Using the data below, copy every line that contains the word "this".
^^^^^^^^^^^^^^^^
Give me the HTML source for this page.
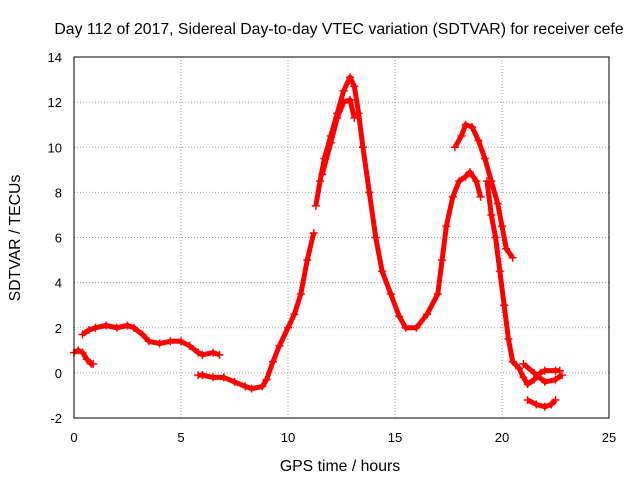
<!DOCTYPE html>
<html><head><meta charset="utf-8"><style>
body{margin:0;background:#fff;font-family:"Liberation Sans",sans-serif}
svg text{font-family:"Liberation Sans",sans-serif;font-size:13px;fill:#000}
svg text.big{font-size:15.8px}
</style></head><body>
<svg id="chart" width="640" height="480">
<text class="big" x="339" y="34" text-anchor="middle">Day 112 of 2017, Sidereal Day-to-day VTEC variation (SDTVAR) for receiver cefe</text>
<text class="big" x="340" y="471" text-anchor="middle">GPS time / hours</text>
<text class="big" transform="translate(20,238) rotate(-90)" text-anchor="middle">SDTVAR / TECUs</text>
<g id="grid"></g><g id="series"></g>
<rect x="74" y="57" width="535" height="361" fill="none" stroke="#000"/>
</svg>
<script>
const xTicks=[0,5,10,15,20,25];
const yTicks=[-2,0,2,4,6,8,10,12,14];
const segA=[[0,0.9],[0.2,1.0],[0.4,0.9],[0.6,0.6],[0.8,0.4],[0.9,0.4]];
const segB=[[0.4,1.7],[0.7,1.9],[1,2.0],[1.5,2.1],[2,2.0],[2.5,2.1],[2.8,2.0],[3.2,1.7],[3.5,1.4],[4,1.3],[4.5,1.4],[5,1.4],[5.4,1.2],[5.8,0.9],[6,0.8],[6.5,0.9],[6.8,0.8]];
const segC=[[5.8,-0.1],[6,-0.1],[6.5,-0.2],[7,-0.2],[7.5,-0.4],[8,-0.6],[8.3,-0.7],[8.8,-0.6],[9,-0.3],[9.3,0.5],[9.6,1.2],[10,2.0],[10.3,2.6],[10.6,3.5],[10.9,5],[11.2,6.2]];
const segD=[[11.3,7.4],[11.5,8.5],[11.7,9.5],[12,10.5],[12.3,11.5],[12.6,12.5],[12.9,13.1],[13.1,12.7],[13.3,11.5],[13.5,10],[13.8,8],[14.1,6],[14.4,4.5],[14.8,3.5],[15.2,2.5],[15.5,2.0],[16,2.0],[16.5,2.6],[17,3.5],[17.2,5],[17.4,6.5],[17.7,7.8],[18,8.5],[18.3,8.7],[18.5,8.9],[18.8,8.5],[19,7.8]];
const segD2=[[11.6,8.8],[12,10.2],[12.3,11.3],[12.6,12.0],[12.9,12.1],[13.1,11.3]];
const segE=[[17.8,10.0],[18.1,10.5],[18.3,11.0],[18.6,10.9],[18.9,10.3],[19.2,9.5],[19.5,8.5],[19.8,7.5],[20,6.5],[20.2,5.5],[20.5,5.1]];
const segF=[[19.3,8.5],[19.5,7.0],[19.7,6.0],[19.9,4.5],[20.1,3.0],[20.3,1.5],[20.5,0.5],[20.8,0.2],[21,-0.2],[21.2,-0.5],[21.5,-0.3],[21.8,0],[22,0.1],[22.5,0.1],[22.7,0.1]];
const segG=[[21,0.4],[21.5,0],[22,-0.4],[22.5,-0.3],[22.8,-0.1]];
const segH=[[21.2,-1.2],[21.6,-1.4],[22,-1.5],[22.3,-1.4],[22.5,-1.2]];
const segments=[segA,segB,segC,segD,segD2,segE,segF,segG,segH];
const X=v=>74+v*(535/25);
const Y=v=>418-(v+2)*(361/16);
const NS='http://www.w3.org/2000/svg';
const grid=document.getElementById('grid'),ser=document.getElementById('series');
xTicks.forEach(t=>{
 if(t>0&&t<25){const l=document.createElementNS(NS,'line');l.setAttribute('x1',X(t));l.setAttribute('x2',X(t));l.setAttribute('y1',57);l.setAttribute('y2',418);l.setAttribute('stroke','#a0a0a0');l.setAttribute('stroke-dasharray','1,2');
 
 grid.appendChild(l);}
 const tx=document.createElementNS(NS,'text');tx.setAttribute('x',X(t));tx.setAttribute('y',442);tx.setAttribute('text-anchor','middle');tx.textContent=t;
 
 grid.appendChild(tx);
});
yTicks.forEach(t=>{
 if(t>-2&&t<14){const l=document.createElementNS(NS,'line');l.setAttribute('x1',74);l.setAttribute('x2',609);l.setAttribute('y1',Y(t));l.setAttribute('y2',Y(t));l.setAttribute('stroke','#a0a0a0');l.setAttribute('stroke-dasharray','1,2');
 
 grid.appendChild(l);}
 const tx=document.createElementNS(NS,'text');tx.setAttribute('x',62);tx.setAttribute('y',Y(t)+5);tx.setAttribute('text-anchor','end');tx.textContent=t;
 
 grid.appendChild(tx);
});
segments.forEach(seg=>{
 const p=document.createElementNS(NS,'polyline');
 p.setAttribute('points',seg.map(d=>X(d[0])+','+Y(d[1])).join(' '));
 p.setAttribute('fill','none');p.setAttribute('stroke','#f00');p.setAttribute('stroke-width','5');p.setAttribute('stroke-linejoin','round');
 
 
 ser.appendChild(p);
 seg.forEach(d=>{
  const m=document.createElementNS(NS,'path');const x=X(d[0]),y=Y(d[1]);
  m.setAttribute('d',`M${x-4},${y}H${x+4}M${x},${y-4}V${y+4}`);m.setAttribute('stroke','#f00');m.setAttribute('stroke-width','1.5');
  
  
  ser.appendChild(m);
 });
});
</script>
</body></html>
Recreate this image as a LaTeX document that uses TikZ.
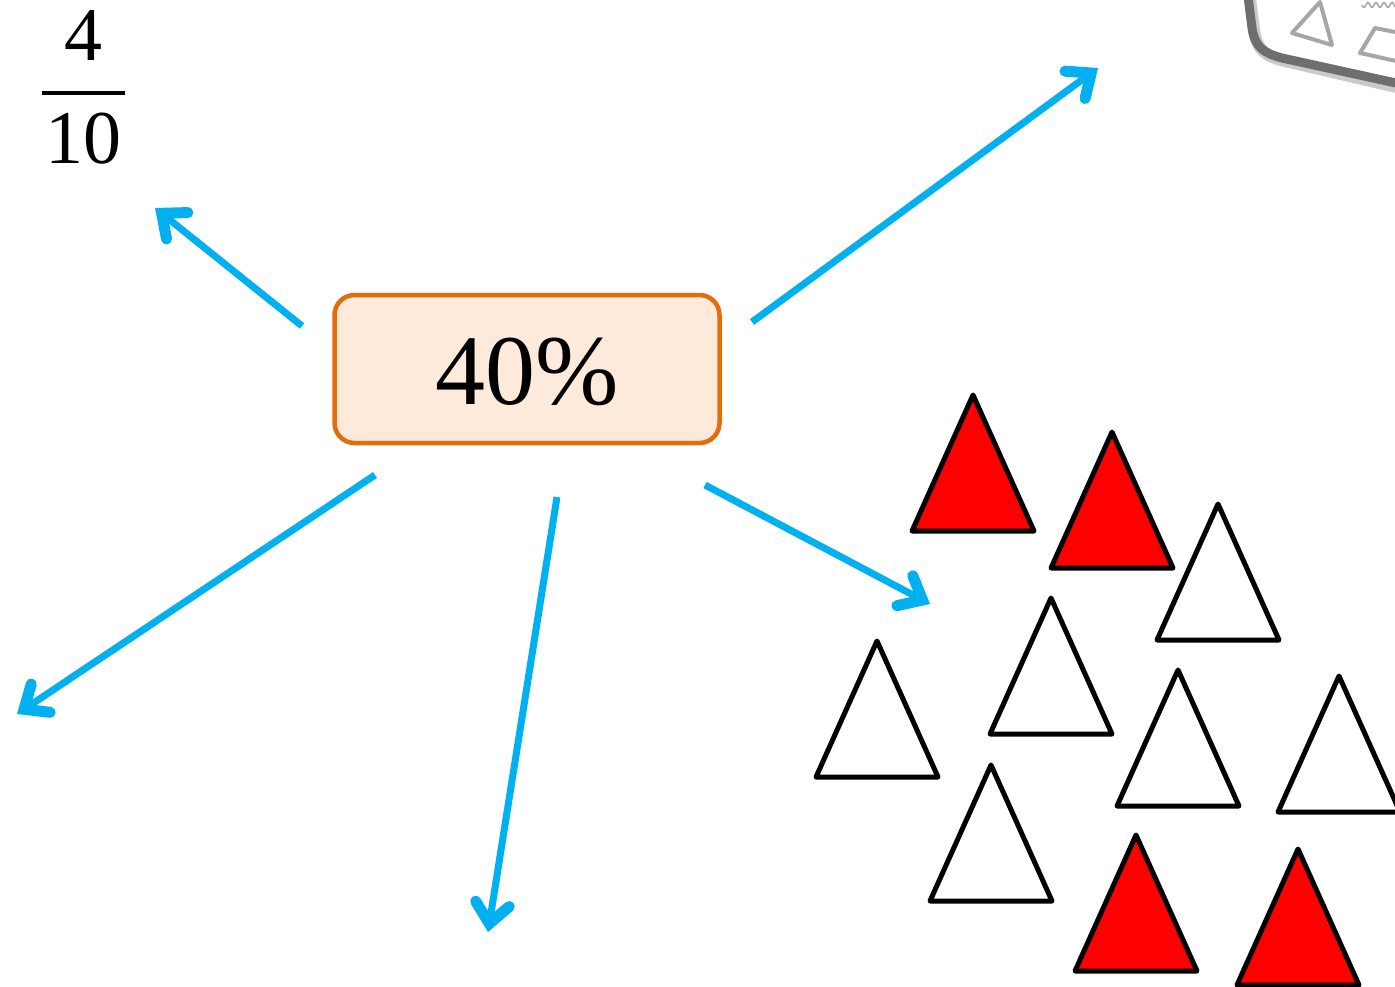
^^^^^^^^^^^^^^^^
▶ _Complete output_:
Give me the HTML source for this page.
Recreate this image as a LaTeX document that uses TikZ.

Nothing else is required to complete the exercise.